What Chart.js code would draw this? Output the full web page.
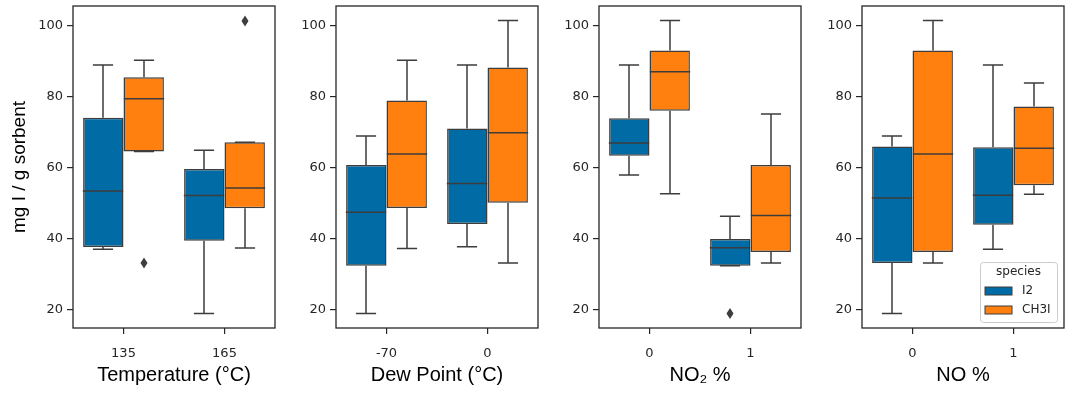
<!DOCTYPE html>
<html>
<head>
<meta charset="utf-8">
<script src="https://cdn.jsdelivr.net/npm/chart.js@4.4.0/dist/chart.umd.min.js"></script>
<style>
  html, body { margin: 0; padding: 0; background: #fff; }
  #wrap { position: relative; width: 1072px; height: 393px; overflow: hidden; }
  .panel { position: absolute; top: 0; }
</style>
</head>
<body>
<div id="wrap"></div>
<script>
// species (hue) and the four factors
const species = ["I2", "CH3I"];
const factorTitles = ["Temperature (°C)", "Dew Point (°C)", "NO₂ %", "NO %"];
const factorLevels = [["135", "165"], ["-70", "0"], ["0", "1"], ["0", "1"]];

// box stats per panel and level: [lower whisker, q1, median, q3, upper whisker]
const i2Box = [
  [[37.1, 37.7, 53.5, 74.1, 89.0], [19.0, 39.5, 52.2, 59.7, 65.0]],
  [[19.0, 32.4, 47.5, 60.8, 69.0], [37.8, 44.2, 55.6, 71.1, 89.0]],
  [[58.0, 63.4, 67.0, 74.0, 89.0], [32.4, 32.4, 37.5, 40.0, 46.4]],
  [[19.0, 33.2, 51.5, 66.0, 69.0], [37.1, 44.0, 52.3, 65.8, 89.0]]
];
const ch3iBox = [
  [[64.6, 64.6, 79.5, 85.5, 90.3], [37.4, 48.6, 54.3, 67.2, 67.2]],
  [[37.3, 48.7, 63.9, 79.0, 90.3], [33.2, 50.2, 69.9, 88.3, 101.5]],
  [[52.7, 76.1, 87.1, 93.1, 101.5], [33.2, 36.3, 46.6, 60.8, 75.2]],
  [[33.2, 36.3, 63.9, 93.1, 101.5], [52.6, 55.1, 65.5, 77.3, 83.9]]
];
// fliers per panel and level
const i2Fliers = [[[], []], [[], []], [[], [19.0]], [[], []]];
const ch3iFliers = [[[33.2], [101.4]], [[], []], [[], []], [[], []]];

const yTicks = [20, 40, 60, 80, 100];
const yMin = 14.9, yMax = 105.6;

const colors = ["#006BA4", "#FF800E"];
const edge = "#3d3d3d";
const ink = "#262626";
const tickFont = { family: "DejaVu Sans", size: 13 };
const titleFont = { family: "Liberation Sans", size: 20 };

// boxes are floating bars, whiskers / medians / fliers drawn on top with the y scale
const boxParts = {
  id: "boxParts",
  afterDatasetsDraw(chart) {
    const ctx = chart.ctx, y = chart.scales.y;
    ctx.save();
    ctx.strokeStyle = edge;
    ctx.fillStyle = edge;
    ctx.lineWidth = 1.5;
    chart.data.datasets.forEach((ds, di) => {
      chart.getDatasetMeta(di).data.forEach((bar, j) => {
        const [lo, q1, med, q3, hi] = ds.stats[j];
        const x = Math.round(bar.x), w = bar.width;
        ctx.beginPath();
        ctx.moveTo(x, y.getPixelForValue(q3)); ctx.lineTo(x, y.getPixelForValue(hi));
        ctx.moveTo(x, y.getPixelForValue(q1)); ctx.lineTo(x, y.getPixelForValue(lo));
        ctx.moveTo(x - w / 4, y.getPixelForValue(hi)); ctx.lineTo(x + w / 4, y.getPixelForValue(hi));
        ctx.moveTo(x - w / 4, y.getPixelForValue(lo)); ctx.lineTo(x + w / 4, y.getPixelForValue(lo));
        ctx.moveTo(x - w / 2, y.getPixelForValue(med)); ctx.lineTo(x + w / 2, y.getPixelForValue(med));
        ctx.stroke();
        ds.fliers[j].forEach(v => {
          const py = y.getPixelForValue(v);
          ctx.beginPath();
          ctx.moveTo(x, py - 5.5); ctx.lineTo(x + 3.5, py);
          ctx.lineTo(x, py + 5.5); ctx.lineTo(x - 3.5, py);
          ctx.closePath();
          ctx.fill();
        });
      });
    });
    ctx.restore();
  },
  afterDraw(chart) {
    const ctx = chart.ctx, a = chart.chartArea;
    ctx.save();
    ctx.strokeStyle = ink;
    ctx.lineWidth = 1.3;
    ctx.strokeRect(a.left, a.top, a.right - a.left, a.bottom - a.top);
    if (chart.options.plugins.boxParts.legend) {
      const bw = 77, bh = 60;
      const lx = a.right - 7 - bw, ly = a.bottom - 6 - bh;
      ctx.fillStyle = "rgba(255,255,255,0.8)";
      ctx.strokeStyle = "#cccccc";
      ctx.lineWidth = 1;
      ctx.beginPath();
      ctx.roundRect(lx + 0.5, ly + 0.5, bw, bh, 3);
      ctx.fill(); ctx.stroke();
      ctx.fillStyle = ink;
      ctx.font = "12px 'DejaVu Sans'";
      ctx.textAlign = "center";
      ctx.textBaseline = "middle";
      ctx.fillText("species", lx + bw / 2, ly + 10);
      ctx.textAlign = "left";
      species.forEach((s, i) => {
        const ey = ly + 29 + i * 19;
        ctx.fillStyle = colors[i];
        ctx.fillRect(lx + 5, ey - 4, 27, 8);
        ctx.strokeStyle = edge;
        ctx.strokeRect(lx + 5, ey - 4, 27, 8);
        ctx.fillStyle = ink;
        ctx.fillText(s, lx + 42, ey);
      });
    }
    ctx.restore();
  }
};

const panelLeft = [73, 336, 599, 862];
const panelWidth = 202;
const wrap = document.getElementById("wrap");

factorTitles.forEach((title, p) => {
  const axisW = p === 0 ? 73 : 60;
  const left = panelLeft[p] - axisW;
  const div = document.createElement("div");
  div.className = "panel";
  div.style.left = left + "px";
  const canvas = document.createElement("canvas");
  canvas.width = axisW + panelWidth + 5;
  canvas.height = 393;
  div.appendChild(canvas);
  wrap.appendChild(div);

  new Chart(canvas, {
    type: "bar",
    data: {
      labels: factorLevels[p],
      datasets: [
        { label: species[0], data: i2Box[p].map(s => [s[1], s[3]]), stats: i2Box[p], fliers: i2Fliers[p],
          backgroundColor: colors[0] },
        { label: species[1], data: ch3iBox[p].map(s => [s[1], s[3]]), stats: ch3iBox[p], fliers: ch3iFliers[p],
          backgroundColor: colors[1] }
      ]
    },
    options: {
      responsive: false,
      animation: false,
      events: [],
      layout: { padding: { top: 6, right: 5, left: 0, bottom: 0 } },
      datasets: {
        bar: { categoryPercentage: 0.8, barPercentage: 1.0, borderColor: edge, borderWidth: 1.5, borderSkipped: false }
      },
      plugins: {
        legend: { display: false },
        tooltip: { enabled: false },
        boxParts: { legend: p === 3 }
      },
      scales: {
        x: {
          grid: { offset: false, drawOnChartArea: false, drawTicks: true, tickLength: 6, color: ink, lineWidth: 1.2 },
          border: { display: false },
          ticks: { font: tickFont, color: ink, padding: 12, maxRotation: 0 },
          title: { display: true, text: title, font: titleFont, color: "#000", padding: { top: 0, bottom: 6 } },
          afterFit: s => { s.height = 65; s.paddingLeft = 0; s.paddingRight = 0; }
        },
        y: {
          min: yMin, max: yMax,
          grid: { drawOnChartArea: false, drawTicks: true, tickLength: 6, color: ink, lineWidth: 1.2 },
          border: { display: false },
          ticks: { font: tickFont, color: ink, padding: 4 },
          afterBuildTicks: s => { s.ticks = yTicks.map(v => ({ value: v })); },
          title: { display: p === 0, text: "mg I / g sorbent", font: { family: "Liberation Sans", size: 19 }, color: "#000", padding: { top: 8, bottom: 0 } },
          afterFit: s => { s.width = axisW; s.paddingTop = 0; s.paddingBottom = 0; }
        }
      }
    },
    plugins: [boxParts]
  });
});
</script>
</body>
</html>
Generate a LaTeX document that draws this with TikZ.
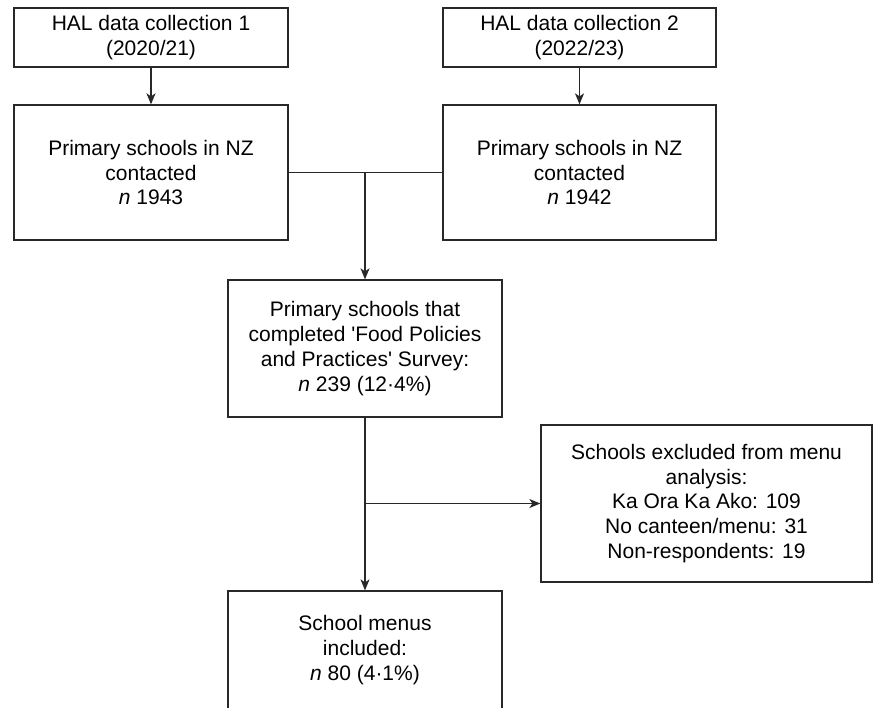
\documentclass[tikz,border=0pt]{standalone}
\usepackage{fontspec}
\setmainfont{Liberation Sans}
\usepackage{tikz}
\usetikzlibrary{arrows.meta}
\definecolor{L}{RGB}{40, 40, 40}

\begin{document}
\begin{tikzpicture}[x=0.5pt, y=-0.5pt,
    box/.style={draw=L, line width=0.65pt, fill=white, align=center, inner sep=0pt,
        font=\fontsize{10.5}{12.4}\selectfont},
    flecha/.style={draw=L, line width=0.65pt, -{Stealth[length=5.5pt, width=4.5pt, inset=1.5pt]}}]
    \clip (0,0) rectangle (876,707);

    %Recoleccion de datos
    \node[box, minimum width=137pt, minimum height=29.5pt] (hal1) at (151,37.5)
        {HAL data collection 1\\(2020/21)};
    \node[box, minimum width=136.5pt, minimum height=29.5pt] (hal2) at (579.5,37.5)
        {HAL data collection 2\\(2022/23)};

    %Escuelas contactadas
    \node[box, minimum width=137pt, minimum height=67.5pt] (prim1) at (151,172.5)
        {Primary schools in NZ\\contacted\\\textit{n} 1943};
    \node[box, minimum width=136.5pt, minimum height=67.5pt] (prim2) at (579.5,172.5)
        {Primary schools in NZ\\contacted\\\textit{n} 1942};

    %Encuesta
    \node[box, minimum width=137pt, minimum height=68.5pt] (survey) at (365,348.5)
        {Primary schools that\\completed \textquotesingle Food Policies\\and Practices\textquotesingle\ Survey:\\\textit{n} 239 (12·4\%)};

    %Excluidas
    \node[box, minimum width=165.5pt, minimum height=78.5pt] (excl) at (706.5,503.5)
        {Schools excluded from menu\\analysis:\\Ka Ora Ka Ako: 109\\No canteen/menu: 31\\Non-respondents: 19};

    %Menus incluidos (la caja sigue bajo el borde)
    \node[box, minimum width=137pt, minimum height=59pt] (menus) at (365,650)
        {School menus\\included:\\\textit{n} 80 (4·1\%)};

    %Conectores
    \draw[flecha] (hal1) -- (prim1);
    \draw[flecha] (hal2) -- (prim2);
    \draw[draw=L, line width=0.65pt] (prim1.east) -- (prim2.west);
    \coordinate (union) at (survey.north |- prim1.east);
    \draw[flecha] (union) -- (survey.north);
    \draw[flecha] (survey) -- (menus);
    \coordinate (rama) at (survey.south |- excl.west);
    \draw[flecha] (rama) -- (excl.west);
\end{tikzpicture}
\end{document}
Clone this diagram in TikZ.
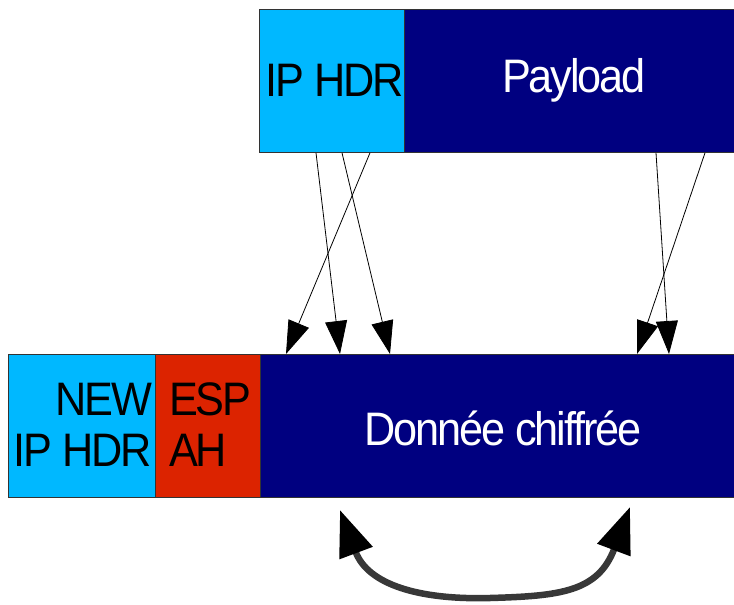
\documentclass[tikz,border=0pt]{standalone}
\usepackage{fontspec}
\setmainfont{Liberation Sans}[FakeStretch=0.92,LetterSpace=-4.5]
\usetikzlibrary{arrows.meta}
\definecolor{ipblue}{HTML}{00B8FF}
\definecolor{navy}{HTML}{000080}
\definecolor{espred}{HTML}{DC2300}
\begin{document}
\begin{tikzpicture}[x=1pt,y=-1pt,
  box/.style={draw=black!80,line width=0.8pt,inner sep=0pt,anchor=north west},
  lbl/.style={font=\fontsize{47}{51}\selectfont,inner sep=0pt},
  thin/.style={draw=black,line width=0.8pt,-{Triangle[length=33pt,width=22pt]}},
  big/.style={draw=black!78,line width=6.5pt,
    {Triangle[length=46pt,width=34pt,color=black]}-{Triangle[length=46pt,width=34pt,color=black]}}]
\useasboundingbox (0,0) rectangle (734,605);
% top boxes
\node[box,fill=ipblue,minimum width=145pt,minimum height=143pt] (iphdr) at (259,9) {};
\node[box,fill=navy,minimum width=329.5pt,minimum height=143pt] (payload) at (404,9) {};
\node[lbl] (iptxt) at (335,80) {IP HDR};
\node[lbl,text=white] (pltxt) at (574,80) {Payload};
% bottom boxes
\node[box,fill=ipblue,minimum width=147pt,minimum height=143pt] (newip) at (8,354) {};
\node[box,fill=espred,minimum width=105pt,minimum height=143pt] (esp) at (155,354) {};
\node[box,fill=navy,minimum width=473.5pt,minimum height=143pt] (data) at (260,354) {};
\node[lbl,align=right,anchor=east] (newtxt) at (152,425) {NEW\\IP HDR};
\node[lbl,align=left,anchor=west] (esptxt) at (169,425) {ESP\\AH};
\node[lbl,text=white] (datatxt) at (503,428) {Donnée chiffrée};
% thin arrows
\draw[thin] ([xshift=57pt]iphdr.south west) -- ([xshift=80pt]data.north west);
\draw[thin] ([xshift=83pt]iphdr.south west) -- ([xshift=130pt]data.north west);
\draw[thin] ([xshift=111pt]iphdr.south west) -- ([xshift=26pt]data.north west);
\draw[thin] ([xshift=252pt]payload.south west) -- ([xshift=409pt]data.north west);
\draw[thin] ([xshift=301pt]payload.south west) -- ([xshift=377pt]data.north west);
% curved double arrow
\coordinate (cl) at (340,510);
\coordinate (cr) at (630,507);
\draw[big] (cl) .. controls (368,585) and (420,600) .. (490,598)
  .. controls (560,596) and (598,592) .. (cr);
\end{tikzpicture}
\end{document}
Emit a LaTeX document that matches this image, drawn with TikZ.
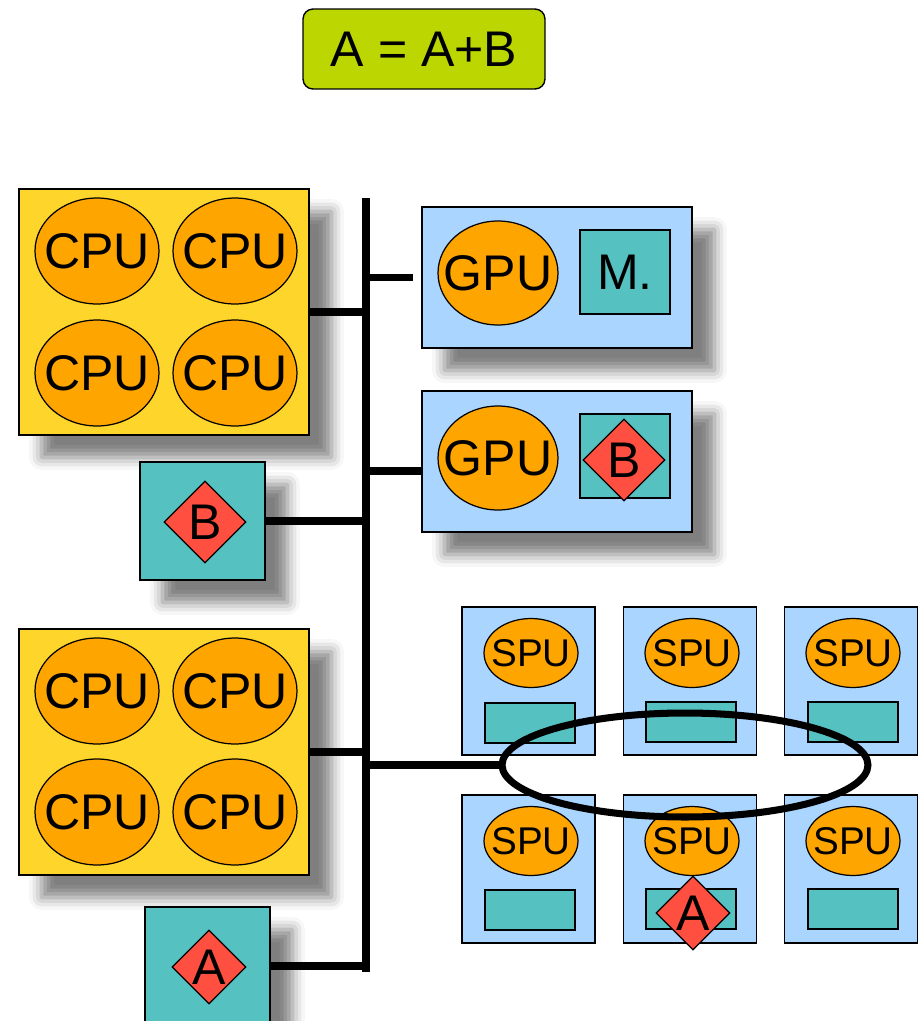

### WHAT NEEDS TO BE DONE
Find the string "this" in the entries above and return each line that holds it.

### THE RESPONSE
What Chart.js code would draw this? Output the full web page.
Generate a LaTeX document that draws this with TikZ.
Clone this diagram in TikZ.
Emit a LaTeX document that matches this image, drawn with TikZ.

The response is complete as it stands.